Now, let's back up and talk about my past and present, so you get a picture of myself. While it is true that where I grew up there was no other races (which can be said of many other racial communities), I would go into the military quickly after school where the majority of my peers were minorities. I had a lot of friends in the military that were another race. Over my different career positions, I developed other similar connections. In the IRS, I was friends with another "Kenneth" that was black. In other jobs.. IBM, Sutherland, etc, I had similar friends, including after I moved to Florida following my divorce my first job was at the Tampa Housing Authority where my office neighbor was a great black man. I current work among black teachers at a school with no white students for the advancement of my minority students to their highest potential.
Leaving race, let's talk about gender and LGBTQ. I have had many gay and trans friends over my years and have some examples of that of which I cannot speak to protect their privacy. Indeed, there was a period when I was married to my Hungarian witch ex wife who had problems with masculinity due to her past when I was filling a very soft and sensitive role to adapt to her... a sensitivity that might have contributed to her loss of interest and educated me about the difference between friendship and interest but that is another story... that I questioned my own masculinity and for a period explored my more soft and sensitive side.

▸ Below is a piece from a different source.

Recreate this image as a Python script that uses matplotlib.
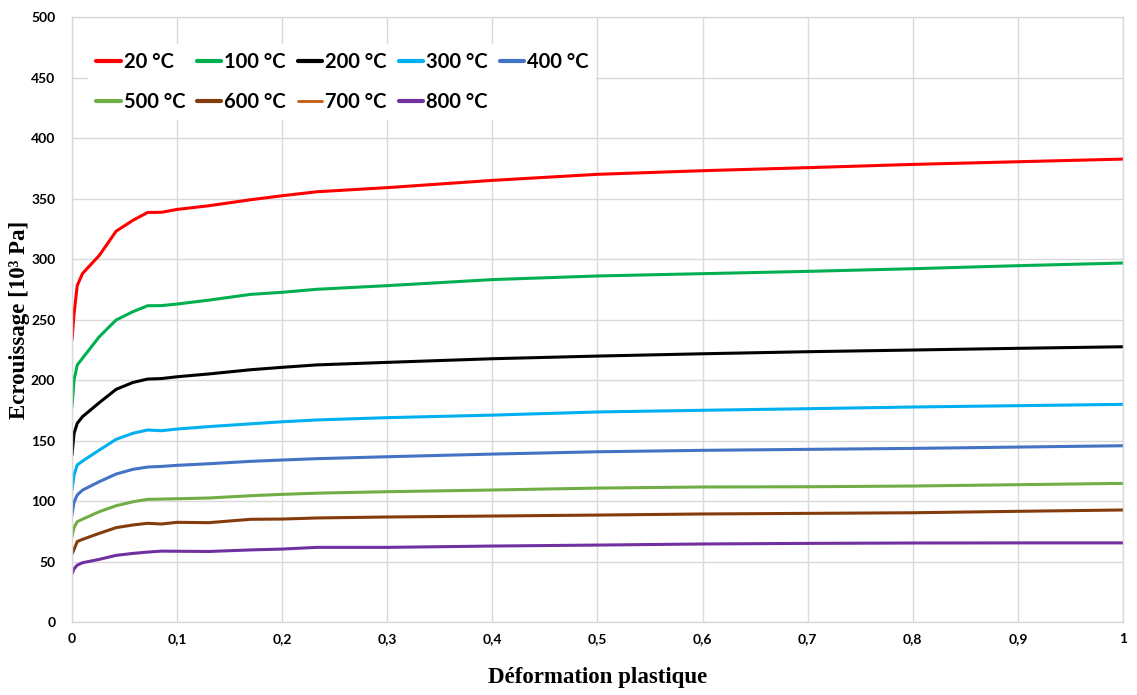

If you go to Amazon and search for Kimberly Clifton you can find several books written in that period that might surprise you.
Tonight in the class, we were talking about poverty, and I added my own perspective of periods of poverty in my life, and I was dismissed by the teacher as if I had nothing to contribute as a white male. Let's go over that. When I was growing up in my little town, we were very poor. I remember taking baths in the same bath water. All my clothes came from my brother or garage sales... like all of them. If we wanted to watch tv, I went outside and turned a big tv antenna with a pipe wrench to watch one of the few channels we could see, because we couldn't afford cable. But... that was only ONE period of poverty in my life. I have had to declare bankruptcy a few times in my life, caused by medical bills from child births or other medical things. I know very well the feeling of crushing debt. I have been on food stamps as recently as this summer. When I came to Tampa in 2020, I was living in a very poor area in a hotel that had bars and cages around it and you had to enter through the lobby, because of the crime. I was there for 6 months. I understand poverty, and it's one areas I lean left, because I know what it can be like and how hard it is to climb out.
So, I'd said that I DEFINITELY agree with welcoming the cultures of others and being diverse, but if we do not include the white and male culture in with the others we will only FUEL the exclusionary divides that we see growing now. We need to ALL accept the power of ALL others to make their own choices for their lives and respect their backgrounds and provide acceptance of positions that we do no share. I have friends of almost all positions, and they respect me because they know I will respect their passion, provide an objective ear, and accept them regardless of ... diversity.